# SOURCE EXCERPT
* START *
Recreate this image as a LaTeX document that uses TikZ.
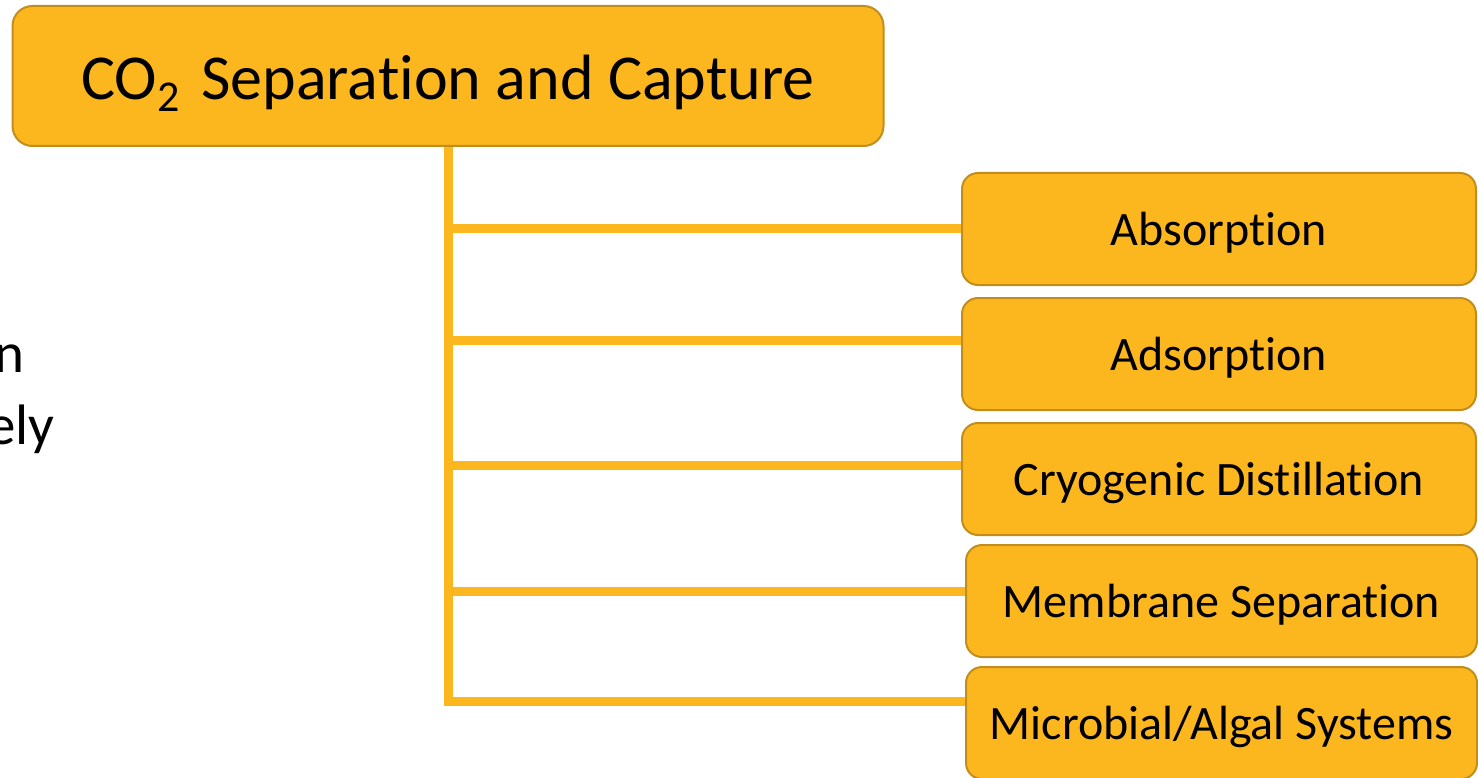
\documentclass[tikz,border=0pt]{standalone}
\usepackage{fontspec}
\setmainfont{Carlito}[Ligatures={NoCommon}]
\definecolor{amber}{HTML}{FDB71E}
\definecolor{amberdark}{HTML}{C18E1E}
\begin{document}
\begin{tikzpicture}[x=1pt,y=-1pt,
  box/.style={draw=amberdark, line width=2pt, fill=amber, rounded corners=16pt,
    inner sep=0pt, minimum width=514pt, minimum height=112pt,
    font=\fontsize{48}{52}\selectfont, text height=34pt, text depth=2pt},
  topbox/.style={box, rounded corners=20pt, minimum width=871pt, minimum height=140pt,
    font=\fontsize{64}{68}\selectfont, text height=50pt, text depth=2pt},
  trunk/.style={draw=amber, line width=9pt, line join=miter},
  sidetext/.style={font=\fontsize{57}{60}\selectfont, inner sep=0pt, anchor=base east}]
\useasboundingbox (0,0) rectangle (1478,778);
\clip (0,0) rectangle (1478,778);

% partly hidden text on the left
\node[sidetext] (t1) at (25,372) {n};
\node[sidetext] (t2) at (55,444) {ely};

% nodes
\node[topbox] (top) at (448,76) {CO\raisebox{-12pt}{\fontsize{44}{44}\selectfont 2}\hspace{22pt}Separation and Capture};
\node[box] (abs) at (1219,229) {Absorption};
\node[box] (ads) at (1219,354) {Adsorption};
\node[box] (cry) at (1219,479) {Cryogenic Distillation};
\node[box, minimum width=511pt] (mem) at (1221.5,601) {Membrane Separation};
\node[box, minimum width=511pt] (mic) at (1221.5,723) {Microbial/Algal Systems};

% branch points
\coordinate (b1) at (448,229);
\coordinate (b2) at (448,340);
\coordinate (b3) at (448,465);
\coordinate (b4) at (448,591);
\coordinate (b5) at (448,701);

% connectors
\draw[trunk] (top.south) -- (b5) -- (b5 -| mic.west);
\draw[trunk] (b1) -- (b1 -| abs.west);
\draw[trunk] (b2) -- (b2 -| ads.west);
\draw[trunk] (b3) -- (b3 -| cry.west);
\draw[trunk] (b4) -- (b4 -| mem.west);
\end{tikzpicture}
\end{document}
* END *
# TASK INSTRUCTIONS
Keep the pictures out of the copy and return the rest of the data above exactly.

# THE ANSWER
Recreate this image as a LaTeX document that uses TikZ.
\documentclass[tikz,border=0pt]{standalone}
\usepackage{fontspec}
\setmainfont{Carlito}[Ligatures={NoCommon}]
\definecolor{amber}{HTML}{FDB71E}
\definecolor{amberdark}{HTML}{C18E1E}
\begin{document}
\begin{tikzpicture}[x=1pt,y=-1pt,
  box/.style={draw=amberdark, line width=2pt, fill=amber, rounded corners=16pt,
    inner sep=0pt, minimum width=514pt, minimum height=112pt,
    font=\fontsize{48}{52}\selectfont, text height=34pt, text depth=2pt},
  topbox/.style={box, rounded corners=20pt, minimum width=871pt, minimum height=140pt,
    font=\fontsize{64}{68}\selectfont, text height=50pt, text depth=2pt},
  trunk/.style={draw=amber, line width=9pt, line join=miter},
  sidetext/.style={font=\fontsize{57}{60}\selectfont, inner sep=0pt, anchor=base east}]
\useasboundingbox (0,0) rectangle (1478,778);
\clip (0,0) rectangle (1478,778);

% partly hidden text on the left
\node[sidetext] (t1) at (25,372) {n};
\node[sidetext] (t2) at (55,444) {ely};

% nodes
\node[topbox] (top) at (448,76) {CO\raisebox{-12pt}{\fontsize{44}{44}\selectfont 2}\hspace{22pt}Separation and Capture};
\node[box] (abs) at (1219,229) {Absorption};
\node[box] (ads) at (1219,354) {Adsorption};
\node[box] (cry) at (1219,479) {Cryogenic Distillation};
\node[box, minimum width=511pt] (mem) at (1221.5,601) {Membrane Separation};
\node[box, minimum width=511pt] (mic) at (1221.5,723) {Microbial/Algal Systems};

% branch points
\coordinate (b1) at (448,229);
\coordinate (b2) at (448,340);
\coordinate (b3) at (448,465);
\coordinate (b4) at (448,591);
\coordinate (b5) at (448,701);

% connectors
\draw[trunk] (top.south) -- (b5) -- (b5 -| mic.west);
\draw[trunk] (b1) -- (b1 -| abs.west);
\draw[trunk] (b2) -- (b2 -| ads.west);
\draw[trunk] (b3) -- (b3 -| cry.west);
\draw[trunk] (b4) -- (b4 -| mem.west);
\end{tikzpicture}
\end{document}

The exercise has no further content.